Transfer of Water Schemes

Although transfers of water schemes have been completed in certain areas, other areas are lagging far behind. DWAF had to complete these transfers this financial year (2005), but could not do so. DWAF has therefore requested from Treasury to complete the transfers by 2006.


It is therefore recommended that the Committee encourage DWAF to complete these transfers. DWAF could brief the Committee on progress made and provide the Committee with a report about progress made regarding the transfers.


5.5.
Catchment Management Agencies and Water User Associations

Catchment Management Agencies (CMAs) and Water User Associations (WUAs) have been established in certain areas. However, other areas are still lagging behind. It is therefore recommended that DWAF monitor progress made in this regard and provide the Committee either trough reports or briefings about progress made in the establishment of these institutions.


5.7.
Sanitation

In his State of the Nation Address the President stated that municipalities and local government must ensure that the target of providing sanitation to 300 000 households per year is met as from 2007.

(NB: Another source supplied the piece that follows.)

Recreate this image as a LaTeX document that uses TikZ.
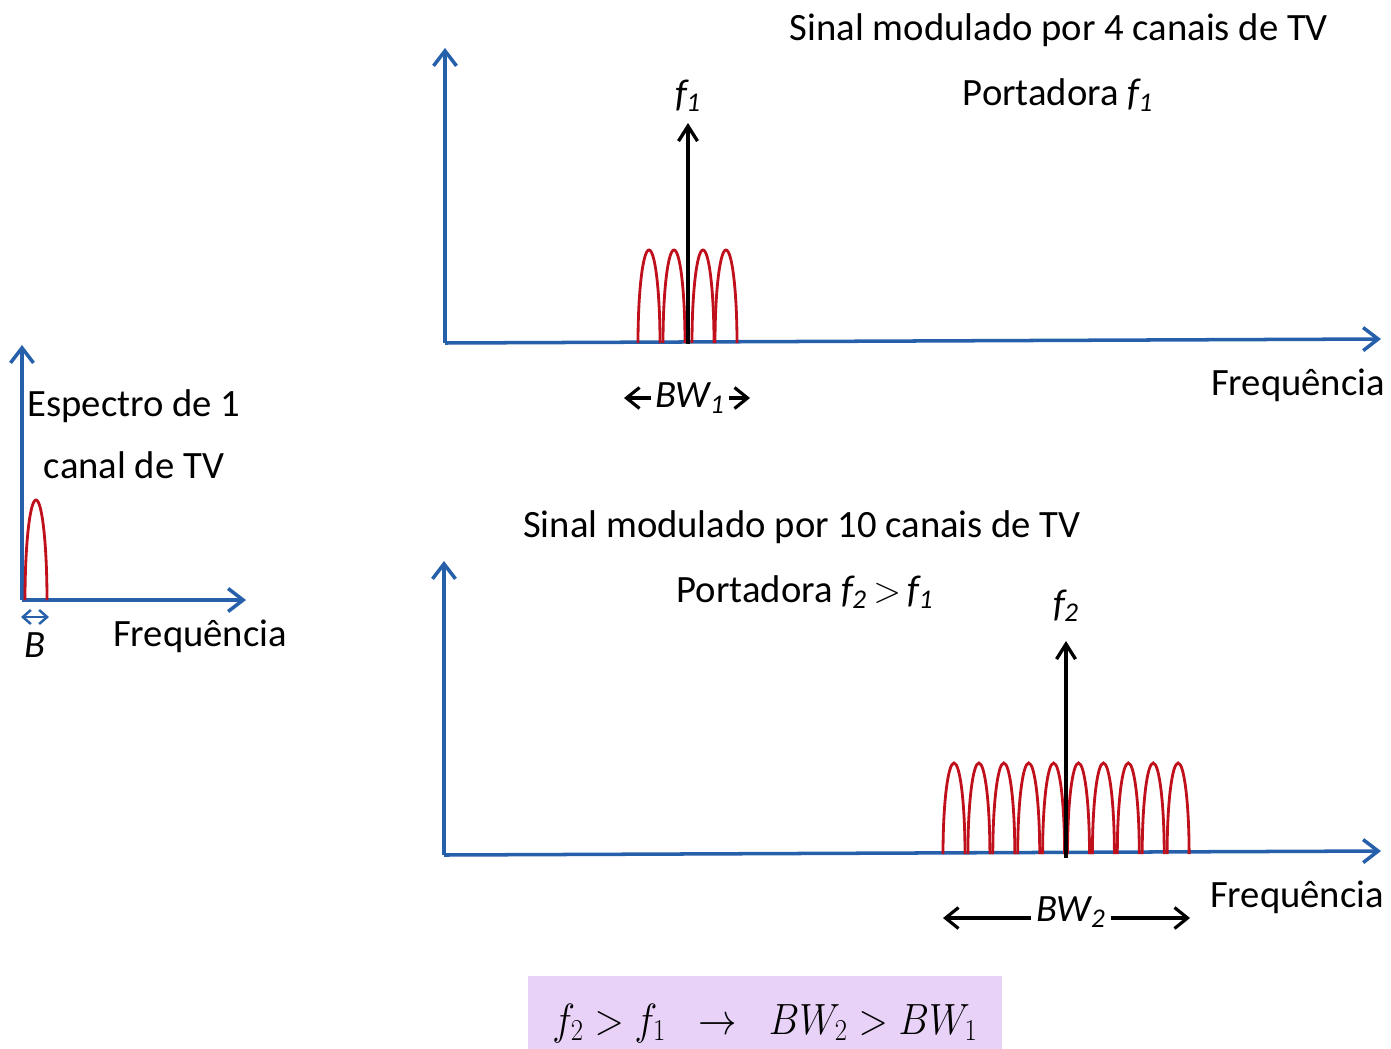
\documentclass[tikz,border=0pt]{standalone}
\usepackage{fontspec}
\setmainfont{Carlito}
\usetikzlibrary{arrows.meta,positioning}

\definecolor{axisblue}{RGB}{38,96,170}
\definecolor{lobered}{RGB}{192,16,28}
\definecolor{boxlilac}{RGB}{232,210,247}

\begin{document}
\begin{tikzpicture}[x=0.02cm, y=-0.02cm]
  \tikzset{
    axis_line/.style={draw=axisblue, line width=2pt, -{Straight Barb[length=3mm,width=4.6mm]}},
    lobe/.style={draw=lobered, line width=1.6pt},
    carrier/.style={draw=black, line width=1.9pt, -{Straight Barb[length=3mm,width=3.8mm]}},
    bw_arrow/.style={draw=black, line width=1.8pt, -{Straight Barb[length=2.6mm,width=4.2mm]}},
    label_text/.style={inner sep=2pt, font=\fontsize{22}{35}\selectfont},
    formula_box/.style={fill=boxlilac, minimum width=9.5cm, minimum height=1.46cm, inner sep=0pt, text height=1.1cm, text depth=0.22cm, font=\fontsize{24}{28}\selectfont}
  }
  \useasboundingbox (0,0) rectangle (1391,1048);

  % Espectro de un canal
  \coordinate (o_left) at (22,600);
  \coordinate (y_left) at (22,345);
  \coordinate (x_left) at (246,600);
  \coordinate (b_start) at (21,617);
  \coordinate (b_end) at (49,617);
  \draw[axis_line] (o_left) -- (y_left);
  \draw[axis_line] (o_left) -- (x_left);
  \draw[lobe] (25,600) arc[start angle=180, end angle=360, x radius=11, y radius=100];
  \draw[draw=axisblue, line width=1.4pt, {Straight Barb[length=1.6mm,width=2.8mm]}-{Straight Barb[length=1.6mm,width=2.8mm]}] (b_start) -- (b_end);
  \node[label_text, align=center] (spec_one) at (134,434) {Espectro de 1\\canal de TV};
  \node[label_text] (b_label) at (35,645) {\textit{B}};
  \node[label_text] (freq_left) at (200,636) {Frequência};

  % Señal con 4 canales
  \coordinate (o_top) at (445,343);
  \coordinate (y_top) at (445,48);
  \coordinate (x_top) at (1381,339);
  \draw[axis_line] (o_top) -- (y_top);
  \draw[axis_line] (o_top) -- (x_top);
  \foreach \x in {638,663,692,715}
    \draw[lobe] (\x,343) arc[start angle=180, end angle=360, x radius=11, y radius=93];
  \coordinate (c1) at (688,344);
  \coordinate (c1_tip) at (688,123);
  \draw[carrier] (c1) -- (c1_tip);
  \node[label_text] (f1) at (688,96) {\textit{f}\kern-1.5pt\textsubscript{\textit{1}}};
  \node[label_text] (title_top) at (1059,30) {Sinal modulado por 4 canais de TV};
  \node[label_text] (port_top) at (1058,95) {Portadora \textit{f}\kern-1.5pt\textsubscript{\textit{1}}};
  \node[label_text] (bw1) at (690,398) {\textit{BW}\kern-1pt\textsubscript{\textit{1}}};
  \coordinate (bw1_left) at (624,398);
  \coordinate (bw1_right) at (750,398);
  \draw[bw_arrow] (bw1.west) -- (bw1_left);
  \draw[bw_arrow] (bw1.east) -- (bw1_right);
  \node[label_text] (freq_top) at (1298,385) {Frequência};

  % Señal con 10 canales
  \coordinate (o_bot) at (444,855);
  \coordinate (y_bot) at (444,561);
  \coordinate (x_bot) at (1381,851);
  \draw[axis_line] (o_bot) -- (y_bot);
  \draw[axis_line] (o_bot) -- (x_bot);
  \foreach \i in {0,...,9}
    \draw[lobe] (943+24.9*\i,854) arc[start angle=180, end angle=360, x radius=11, y radius=91];
  \coordinate (c2) at (1066,858);
  \coordinate (c2_tip) at (1066,641);
  \draw[carrier] (c2) -- (c2_tip);
  \node[label_text] (f2) at (1066,606) {\textit{f}\kern-1.5pt\textsubscript{\textit{2}}};
  \node[label_text] (title_bot) at (802,527) {Sinal modulado por 10 canais de TV};
  \node[label_text] (port_bot) at (805,592) {Portadora \textit{f}\kern-1.5pt\textsubscript{\textit{2}}\,$>$\,\textit{f}\kern-1.5pt\textsubscript{\textit{1}}};
  \node[label_text] (bw2) at (1071,912) {\textit{BW}\kern-1pt\textsubscript{\textit{2}}};
  \coordinate (bw2_left) at (943,918);
  \coordinate (bw2_right) at (1190,918);
  \draw[bw_arrow] (1031,918) -- (bw2_left);
  \draw[bw_arrow] (1111,918) -- (bw2_right);
  \node[label_text] (freq_bot) at (1297,897) {Frequência};

  % Relación final
  \node[formula_box] (relation) at (765,1012) {\scalebox{0.88}[1]{$f_2 > f_1 \;\;\rightarrow\;\; BW_2 > BW_1$}};
\end{tikzpicture}
\end{document}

It is therefore recommended that the Committee request written reports and briefings from municipalities and local government on the progress made by them to reach the target of providing sanitation to the people.


5.8.
Capacity Building

The President has stated that the capacity within municipalities and local government need to be developed for them to deliver appropriate services to the people of South Africa.


It is therefore recommended that the Committee monitor progress made in this regard. Here DWAF can play an important role to facilitate and educate (i.e. educational programmes) municipalities and local government on capacity building programmes.